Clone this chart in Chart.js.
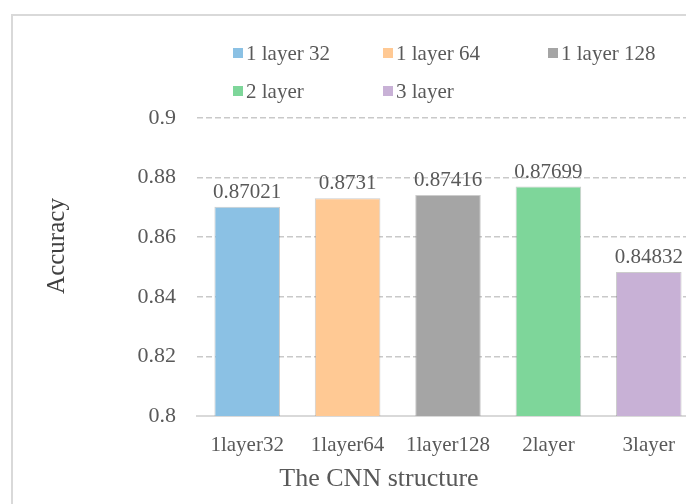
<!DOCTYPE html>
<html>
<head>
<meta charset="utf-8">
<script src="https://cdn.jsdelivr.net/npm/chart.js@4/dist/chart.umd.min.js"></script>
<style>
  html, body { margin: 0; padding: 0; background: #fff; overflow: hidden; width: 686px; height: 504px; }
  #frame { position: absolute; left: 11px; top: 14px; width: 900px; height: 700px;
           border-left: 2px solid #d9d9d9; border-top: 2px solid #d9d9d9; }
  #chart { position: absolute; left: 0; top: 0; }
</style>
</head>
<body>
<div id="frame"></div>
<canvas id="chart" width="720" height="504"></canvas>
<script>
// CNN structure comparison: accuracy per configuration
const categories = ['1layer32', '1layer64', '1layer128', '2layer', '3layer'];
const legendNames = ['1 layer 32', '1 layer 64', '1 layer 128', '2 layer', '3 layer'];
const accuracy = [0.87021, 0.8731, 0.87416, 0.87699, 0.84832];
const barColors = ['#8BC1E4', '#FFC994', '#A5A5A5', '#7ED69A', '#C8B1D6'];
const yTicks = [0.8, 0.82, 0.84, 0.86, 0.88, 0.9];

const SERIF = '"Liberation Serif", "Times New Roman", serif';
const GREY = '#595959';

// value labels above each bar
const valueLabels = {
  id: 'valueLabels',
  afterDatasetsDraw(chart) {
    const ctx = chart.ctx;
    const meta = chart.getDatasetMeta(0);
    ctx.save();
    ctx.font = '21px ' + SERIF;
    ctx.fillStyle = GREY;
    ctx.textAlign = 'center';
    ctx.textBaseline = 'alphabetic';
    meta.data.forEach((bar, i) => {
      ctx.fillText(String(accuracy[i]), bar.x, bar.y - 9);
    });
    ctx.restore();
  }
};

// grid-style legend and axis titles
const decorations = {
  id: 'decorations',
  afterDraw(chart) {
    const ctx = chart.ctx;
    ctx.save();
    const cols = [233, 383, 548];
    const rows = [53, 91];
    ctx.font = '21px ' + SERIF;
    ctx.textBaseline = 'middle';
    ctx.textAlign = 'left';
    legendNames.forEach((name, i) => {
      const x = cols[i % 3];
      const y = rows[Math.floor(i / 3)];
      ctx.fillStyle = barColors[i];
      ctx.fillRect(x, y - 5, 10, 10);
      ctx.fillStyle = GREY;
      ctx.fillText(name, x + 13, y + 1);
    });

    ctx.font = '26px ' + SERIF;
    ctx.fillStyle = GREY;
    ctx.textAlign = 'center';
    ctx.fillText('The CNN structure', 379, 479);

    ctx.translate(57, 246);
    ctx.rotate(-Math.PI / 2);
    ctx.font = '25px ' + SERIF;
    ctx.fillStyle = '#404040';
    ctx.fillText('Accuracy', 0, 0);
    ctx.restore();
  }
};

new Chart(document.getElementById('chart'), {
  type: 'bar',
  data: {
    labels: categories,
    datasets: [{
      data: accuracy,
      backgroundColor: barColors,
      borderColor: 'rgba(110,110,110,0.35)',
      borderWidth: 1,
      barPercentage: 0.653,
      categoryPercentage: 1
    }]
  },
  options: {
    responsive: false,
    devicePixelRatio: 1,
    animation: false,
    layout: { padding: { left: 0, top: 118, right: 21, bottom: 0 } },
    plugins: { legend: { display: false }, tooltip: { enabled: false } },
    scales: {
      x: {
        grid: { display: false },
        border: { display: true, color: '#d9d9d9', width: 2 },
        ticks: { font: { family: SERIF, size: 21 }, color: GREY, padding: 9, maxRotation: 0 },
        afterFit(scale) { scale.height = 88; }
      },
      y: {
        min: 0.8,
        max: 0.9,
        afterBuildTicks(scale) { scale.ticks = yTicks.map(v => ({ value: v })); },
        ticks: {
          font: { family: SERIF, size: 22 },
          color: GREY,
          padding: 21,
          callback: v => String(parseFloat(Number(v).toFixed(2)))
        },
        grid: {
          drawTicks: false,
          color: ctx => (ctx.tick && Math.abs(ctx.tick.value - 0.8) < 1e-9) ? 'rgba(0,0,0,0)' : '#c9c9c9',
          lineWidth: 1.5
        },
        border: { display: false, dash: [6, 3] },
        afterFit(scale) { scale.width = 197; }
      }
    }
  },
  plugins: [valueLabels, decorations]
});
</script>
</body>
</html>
- - -
What is required:
The listing above needs to be output again exactly. Don't include the pictures.

Solved exercise:
Clone this chart in Chart.js.
<!DOCTYPE html>
<html>
<head>
<meta charset="utf-8">
<script src="https://cdn.jsdelivr.net/npm/chart.js@4/dist/chart.umd.min.js"></script>
<style>
  html, body { margin: 0; padding: 0; background: #fff; overflow: hidden; width: 686px; height: 504px; }
  #frame { position: absolute; left: 11px; top: 14px; width: 900px; height: 700px;
           border-left: 2px solid #d9d9d9; border-top: 2px solid #d9d9d9; }
  #chart { position: absolute; left: 0; top: 0; }
</style>
</head>
<body>
<div id="frame"></div>
<canvas id="chart" width="720" height="504"></canvas>
<script>
// CNN structure comparison: accuracy per configuration
const categories = ['1layer32', '1layer64', '1layer128', '2layer', '3layer'];
const legendNames = ['1 layer 32', '1 layer 64', '1 layer 128', '2 layer', '3 layer'];
const accuracy = [0.87021, 0.8731, 0.87416, 0.87699, 0.84832];
const barColors = ['#8BC1E4', '#FFC994', '#A5A5A5', '#7ED69A', '#C8B1D6'];
const yTicks = [0.8, 0.82, 0.84, 0.86, 0.88, 0.9];

const SERIF = '"Liberation Serif", "Times New Roman", serif';
const GREY = '#595959';

// value labels above each bar
const valueLabels = {
  id: 'valueLabels',
  afterDatasetsDraw(chart) {
    const ctx = chart.ctx;
    const meta = chart.getDatasetMeta(0);
    ctx.save();
    ctx.font = '21px ' + SERIF;
    ctx.fillStyle = GREY;
    ctx.textAlign = 'center';
    ctx.textBaseline = 'alphabetic';
    meta.data.forEach((bar, i) => {
      ctx.fillText(String(accuracy[i]), bar.x, bar.y - 9);
    });
    ctx.restore();
  }
};

// grid-style legend and axis titles
const decorations = {
  id: 'decorations',
  afterDraw(chart) {
    const ctx = chart.ctx;
    ctx.save();
    const cols = [233, 383, 548];
    const rows = [53, 91];
    ctx.font = '21px ' + SERIF;
    ctx.textBaseline = 'middle';
    ctx.textAlign = 'left';
    legendNames.forEach((name, i) => {
      const x = cols[i % 3];
      const y = rows[Math.floor(i / 3)];
      ctx.fillStyle = barColors[i];
      ctx.fillRect(x, y - 5, 10, 10);
      ctx.fillStyle = GREY;
      ctx.fillText(name, x + 13, y + 1);
    });

    ctx.font = '26px ' + SERIF;
    ctx.fillStyle = GREY;
    ctx.textAlign = 'center';
    ctx.fillText('The CNN structure', 379, 479);

    ctx.translate(57, 246);
    ctx.rotate(-Math.PI / 2);
    ctx.font = '25px ' + SERIF;
    ctx.fillStyle = '#404040';
    ctx.fillText('Accuracy', 0, 0);
    ctx.restore();
  }
};

new Chart(document.getElementById('chart'), {
  type: 'bar',
  data: {
    labels: categories,
    datasets: [{
      data: accuracy,
      backgroundColor: barColors,
      borderColor: 'rgba(110,110,110,0.35)',
      borderWidth: 1,
      barPercentage: 0.653,
      categoryPercentage: 1
    }]
  },
  options: {
    responsive: false,
    devicePixelRatio: 1,
    animation: false,
    layout: { padding: { left: 0, top: 118, right: 21, bottom: 0 } },
    plugins: { legend: { display: false }, tooltip: { enabled: false } },
    scales: {
      x: {
        grid: { display: false },
        border: { display: true, color: '#d9d9d9', width: 2 },
        ticks: { font: { family: SERIF, size: 21 }, color: GREY, padding: 9, maxRotation: 0 },
        afterFit(scale) { scale.height = 88; }
      },
      y: {
        min: 0.8,
        max: 0.9,
        afterBuildTicks(scale) { scale.ticks = yTicks.map(v => ({ value: v })); },
        ticks: {
          font: { family: SERIF, size: 22 },
          color: GREY,
          padding: 21,
          callback: v => String(parseFloat(Number(v).toFixed(2)))
        },
        grid: {
          drawTicks: false,
          color: ctx => (ctx.tick && Math.abs(ctx.tick.value - 0.8) < 1e-9) ? 'rgba(0,0,0,0)' : '#c9c9c9',
          lineWidth: 1.5
        },
        border: { display: false, dash: [6, 3] },
        afterFit(scale) { scale.width = 197; }
      }
    }
  },
  plugins: [valueLabels, decorations]
});
</script>
</body>
</html>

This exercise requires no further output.